Público - 14/04/2013 - 00:00
Muita gente se tem declarado
incapaz de perceber a ideia de "igualdade" em que o Tribunal
Constitucional fundou a sua decisão de rejeitar uma parte do Orçamento do
Estado. É compreensível: "igualdade" é uma noção por natureza
equívoca e ambígua. Quando apareceu pela primeira vez, em 1789, na
"Declaração dos Direitos do Homem", por proposta dos liberais da
Assembleia Constituinte, queria dizer muito simplesmente "igualdade"

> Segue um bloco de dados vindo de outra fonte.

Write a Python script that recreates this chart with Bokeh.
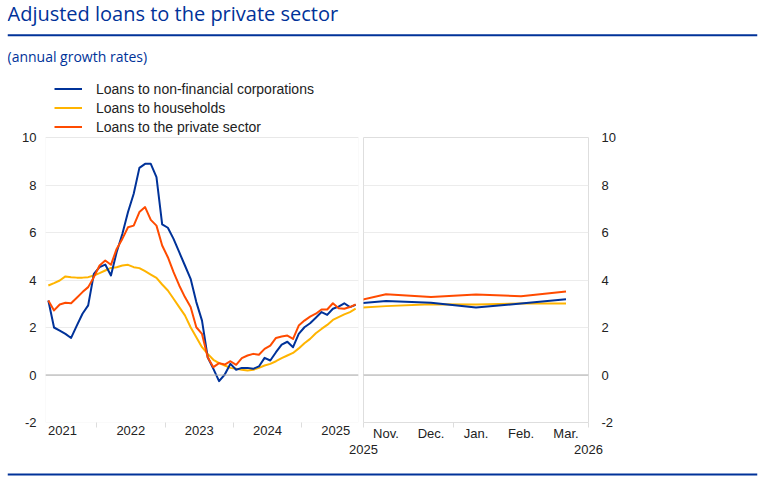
from bokeh.plotting import figure
from bokeh.models import Range1d, FixedTicker, Span, Label, Legend, LegendItem, BoxAnnotation
from bokeh.layouts import column, row
from bokeh.embed import file_html
from bokeh.resources import INLINE

TITLE = "Adjusted loans to the private sector"
SUBTITLE = "(annual growth rates)"
SERIES = ["Loans to non-financial corporations", "Loans to households", "Loans to the private sector"]
COLORS = ["#003299", "#FFB400", "#FF4B00"]

# left panel: monthly, April 2021 - October 2025
LEFT_START = (2021, 4)
nfc_left = [3.14, 2.0, 1.87, 1.73, 1.56, 2.08, 2.58, 2.93, 4.26, 4.54, 4.65, 4.19, 5.17, 5.94, 6.86,
            7.63, 8.72, 8.89, 8.89, 8.33, 6.34, 6.2, 5.73, 5.17, 4.61, 4.05, 3.07, 2.29, 0.75, 0.26,
            -0.26, 0.02, 0.47, 0.22, 0.3, 0.3, 0.26, 0.36, 0.72, 0.61, 0.96, 1.28, 1.4, 1.17, 1.73,
            2.01, 2.18, 2.41, 2.65, 2.53, 2.79, 2.88, 3.02, 2.86, 2.95]
hh_left = [3.77, 3.87, 3.98, 4.15, 4.12, 4.1, 4.1, 4.12, 4.19, 4.29, 4.4, 4.51, 4.54, 4.61, 4.64,
           4.54, 4.5, 4.37, 4.23, 4.09, 3.81, 3.56, 3.21, 2.86, 2.51, 2.01, 1.59, 1.17, 0.89, 0.64,
           0.5, 0.4, 0.3, 0.26, 0.22, 0.19, 0.22, 0.3, 0.4, 0.47, 0.58, 0.71, 0.82, 0.93, 1.12,
           1.34, 1.52, 1.76, 1.94, 2.11, 2.32, 2.44, 2.55, 2.65, 2.79]
ps_left = [3.14, 2.72, 2.97, 3.04, 3.02, 3.25, 3.49, 3.7, 4.12, 4.61, 4.82, 4.64, 5.31, 5.73, 6.22,
           6.29, 6.86, 7.07, 6.53, 6.29, 5.45, 4.96, 4.33, 3.77, 3.28, 2.86, 2.01, 1.73, 0.75, 0.33,
           0.5, 0.44, 0.58, 0.43, 0.71, 0.82, 0.89, 0.85, 1.1, 1.24, 1.56, 1.62, 1.66, 1.52, 2.08,
           2.29, 2.46, 2.58, 2.76, 2.76, 3.02, 2.81, 2.79, 2.86, 2.97]
YEARS = ["2021", "2022", "2023", "2024", "2025"]

# right panel: October 2025 - March 2026
RIGHT_MONTHS = [(2025, 10), (2025, 11), (2025, 12), (2026, 1), (2026, 2), (2026, 3)]
nfc_right = [2.95, 3.12, 3.04, 2.84, 3.01, 3.19]
hh_right = [2.79, 2.9, 2.98, 2.97, 3.01, 3.01]
ps_right = [2.97, 3.4, 3.28, 3.39, 3.32, 3.52]
MONTH_LABELS = ["Nov.", "Dec.", "Jan.", "Feb.", "Mar."]
RIGHT_YEARS = ["2025", "2026"]

Y_MIN, Y_MAX = -2, 10
Y_TICKS = [-2, 0, 2, 4, 6, 8, 10]
Y_LABELS = ["-2", "0", "2", "4", "6", "8", "10"]

BLUE = "#003299"
TXT = "#222222"
FONT = "Liberation Sans"
FRAME_COLOR = "#dedede"


def month_pos(y, m, y0, m0):
    return (y - y0) * 12 + (m - m0) + 0.5


left_x = []
for i in range(len(nfc_left)):
    k = LEFT_START[1] - 1 + i
    left_x.append(month_pos(LEFT_START[0] + k // 12, k % 12 + 1, 2021, 1))
right_x = [month_pos(y, m, 2025, 11) for (y, m) in RIGHT_MONTHS]

COMMON = dict(toolbar_location=None, output_backend="svg", frame_align=False)
W = 762
HDR_H = 78
TOP = 59        # space above panel frames (legend area)
PLOT_H = 285    # panel frame height
BOT = 21        # space under panel frames

# ---------------- header ----------------
hdr = figure(width=W, height=HDR_H, x_range=Range1d(0, 750), y_range=Range1d(HDR_H, 0),
             min_border_left=7, min_border_right=5, min_border_top=0, min_border_bottom=0,
             x_axis_type=None, y_axis_type=None, outline_line_color=None, **COMMON)
hdr.grid.visible = False
hdr.add_layout(Label(x=0, y=12.5, text=TITLE, text_font="Open Sans", text_font_size="20px",
                     text_color=BLUE, text_baseline="middle"))
hdr.add_layout(Span(location=34.7, dimension="width", line_color=BLUE, line_width=2))
hdr.add_layout(Label(x=0, y=55.5, text=SUBTITLE, text_font="Open Sans", text_font_size="14px",
                     text_color=BLUE, text_baseline="middle"))


def style_panel(p):
    p.xgrid.visible = False
    p.ygrid.ticker = FixedTicker(ticks=Y_TICKS)
    p.ygrid.grid_line_color = "#ececec"
    p.add_layout(Span(location=0, dimension="width", line_color="#aaaaaa", line_width=1))
    for ax in p.axis:
        ax.axis_line_color = None
        ax.major_tick_line_color = None
        ax.major_tick_out = 0
        ax.major_tick_in = 0
        ax.minor_tick_line_color = "#dddddd"
        ax.minor_tick_out = 5
        ax.minor_tick_in = 0
        ax.major_label_text_font = FONT
        ax.major_label_text_font_size = "13px"
        ax.major_label_text_color = TXT
    p.yaxis.ticker = FixedTicker(ticks=Y_TICKS)
    p.yaxis.major_label_overrides = {t: s for t, s in zip(Y_TICKS, Y_LABELS)}
    p.yaxis.minor_tick_line_color = None
    p.yaxis.minor_tick_out = 0
    p.xaxis.major_label_standoff = -2


# ---------------- left panel (frame extended upward to hold the legend) ----------------
left_top = Y_MAX + (Y_MAX - Y_MIN) * TOP / PLOT_H
left = figure(width=360, height=TOP + PLOT_H + BOT, x_range=Range1d(3, 58),
              y_range=Range1d(Y_MIN, left_top),
              min_border_left=45, min_border_right=2, min_border_top=0, min_border_bottom=BOT,
              outline_line_color=None, **COMMON)
left.add_layout(BoxAnnotation(bottom=Y_MIN, top=Y_MAX, fill_alpha=0, line_color=FRAME_COLOR,
                              line_width=1))
r_hh = left.line(left_x, hh_left, line_color=COLORS[1], line_width=2, line_join="round")
r_nfc = left.line(left_x, nfc_left, line_color=COLORS[0], line_width=2, line_join="round")
r_ps = left.line(left_x, ps_left, line_color=COLORS[2], line_width=2, line_join="round")
style_panel(left)
year_pos = [(int(y) - 2021) * 12 + 6 for y in YEARS]
left.xaxis.ticker = FixedTicker(ticks=year_pos, minor_ticks=[p + 6 for p in year_pos[:-1]])
left.xaxis.major_label_overrides = {p: y for p, y in zip(year_pos, YEARS)}
left.yaxis.major_label_standoff = 9

legend = Legend(items=[LegendItem(label=SERIES[0], renderers=[r_nfc]),
                       LegendItem(label=SERIES[1], renderers=[r_hh]),
                       LegendItem(label=SERIES[2], renderers=[r_ps])],
                location=(9, PLOT_H + 1), orientation="vertical",
                border_line_color=None, background_fill_alpha=0,
                padding=1, margin=0, spacing=0,
                glyph_width=28, glyph_height=19, label_height=19, label_standoff=14,
                label_text_font=FONT, label_text_font_size="14px", label_text_color=TXT)
left.add_layout(legend)

# ---------------- right panel ----------------
xr_right = Range1d(0, 5)
right = figure(width=402, height=TOP + PLOT_H + BOT, x_range=xr_right,
               y_range=Range1d(Y_MIN, Y_MAX), y_axis_location="right",
               min_border_left=3, min_border_right=174, min_border_top=TOP, min_border_bottom=BOT,
               outline_line_color=FRAME_COLOR, **COMMON)
right.line(right_x, hh_right, line_color=COLORS[1], line_width=2, line_join="round")
right.line(right_x, nfc_right, line_color=COLORS[0], line_width=2, line_join="round")
right.line(right_x, ps_right, line_color=COLORS[2], line_width=2, line_join="round")
style_panel(right)
mpos = [right_x[i + 1] for i in range(len(MONTH_LABELS))]
right.xaxis.ticker = FixedTicker(ticks=mpos, minor_ticks=[0, 2, 5])
right.xaxis.major_label_overrides = {p: t for p, t in zip(mpos, MONTH_LABELS)}
right.yaxis.major_label_standoff = 13

# ---------------- footer: year row for right panel ----------------
ftr = figure(width=W, height=23, x_range=xr_right, y_range=Range1d(0, 1), y_axis_type=None,
             min_border_left=363, min_border_right=174, min_border_top=0, min_border_bottom=22,
             outline_line_color=None, **COMMON)
ftr.grid.visible = False
ftr.xaxis.ticker = FixedTicker(ticks=[0, 5])
ftr.xaxis.major_label_overrides = {0: RIGHT_YEARS[0], 5: RIGHT_YEARS[1]}
ftr.xaxis.axis_line_color = None
ftr.xaxis.major_tick_line_color = None
ftr.xaxis.major_tick_out = 0
ftr.xaxis.major_tick_in = 0
ftr.xaxis.minor_tick_line_color = None
ftr.xaxis.minor_tick_out = 0
ftr.xaxis.major_label_standoff = 0
ftr.xaxis.major_label_text_font = FONT
ftr.xaxis.major_label_text_font_size = "13px"
ftr.xaxis.major_label_text_color = TXT

# ---------------- bottom rule ----------------
rule = figure(width=W, height=10, x_range=Range1d(0, 750), y_range=Range1d(10, 0),
              min_border_left=7, min_border_right=5, min_border_top=0, min_border_bottom=0,
              x_axis_type=None, y_axis_type=None, outline_line_color=None, **COMMON)
rule.grid.visible = False
rule.add_layout(Span(location=6, dimension="width", line_color=BLUE, line_width=2))

page = column(hdr, row(left, right), ftr, rule)
open("out.html", "w").write(file_html(page, INLINE))
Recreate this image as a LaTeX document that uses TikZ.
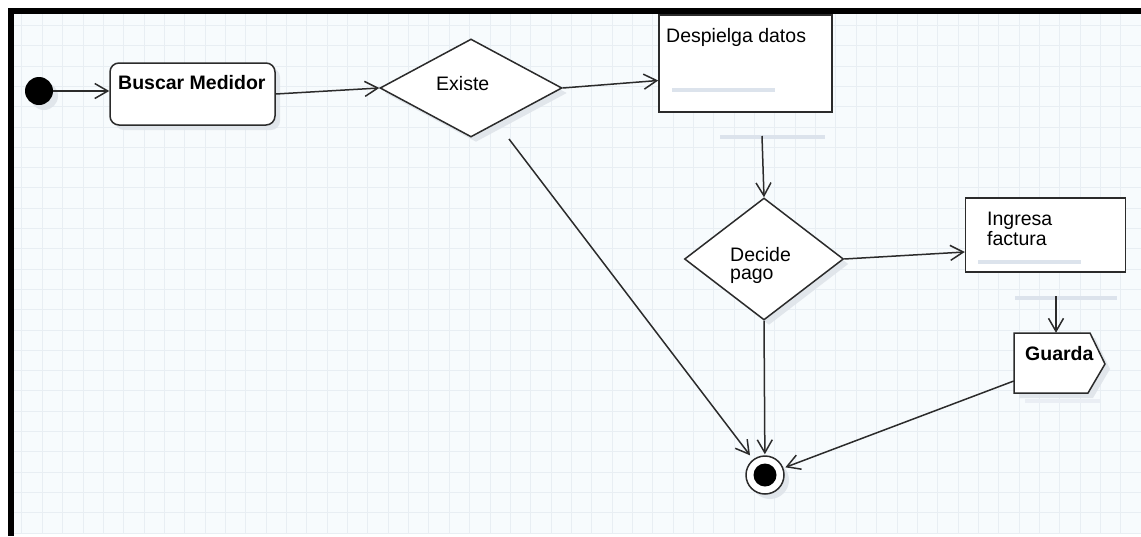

legal. Ou seja, servia para condenar e abolir os privilégios de que gozavam a
nobreza de "espada", a nobreza judiciária, parte da "classe
comercial" e as corporações. Mas pouco a pouco acabou por se alargar à
população inteira, dissolvendo as fronteiras entre os representantes políticos
da França e o homem comum; e o sufrágio censitário em que assentava a única
possibilidade de substituir o regime "absolutista". Com essa
solitária palavra a revolução começou.
E a revolução aumentou ainda
o alcance desse maleável conceito. Depois da "igualdade" legal chegou rapidamente a
"igualdade"social. Depois da queda da monarquia, e sob pressão
das "secções" de Paris (que não passavam de agências do radicalismo),
os jacobinos pediram pela voz do "virtuoso" Robespierre que o direito
a uma existência digna e modesta (claro!) fosse reconhecido como um direito
universal. Isto implicava, é claro, num país do século XVIII, a fixação dos
preços e o abastecimento do "povo" pelo confisco dos produtores e
também dos "ricos" (les riches égoïstes). O regime só podia
sobreviver pelo terror. E o "terror" veio como devia vir.
A carreira da
"igualdade", com algumas diferenças de tempo e circunstâncias, voltou
a acontecer nas genuínas revoluções do século XIX e até do século XX, da
revolução russa à revolução cubana. Todas trouxeram a miséria e o desespero. O
"igualitarismo" (de resto anunciado pela política de Bismarck e pelo
Império Austro-Húngaro e não pelos socialistas, que o combateram) da Europa
Ocidental posterior à II Guerra Mundial evoluiu para o Estado social, que o
transitório domínio dos mercados mundiais e a ajuda americana permitiam à
Europa financiar, sem violência ou acidentes de maior. Mas, desgraçadamente,
esse paraíso artificial, que parecia eterno, começou a morrer por volta de 1970
e hoje está manifestamente em agonia. Aceitar o princípio da "igualdade"
como princípio regulador da Constituição Portuguesa é, em 2013, absurdo e
perigoso; e um sinal do provincianismo de um país que, desde meados do século
XVIII, viveu sempre à margem da cultura europeia.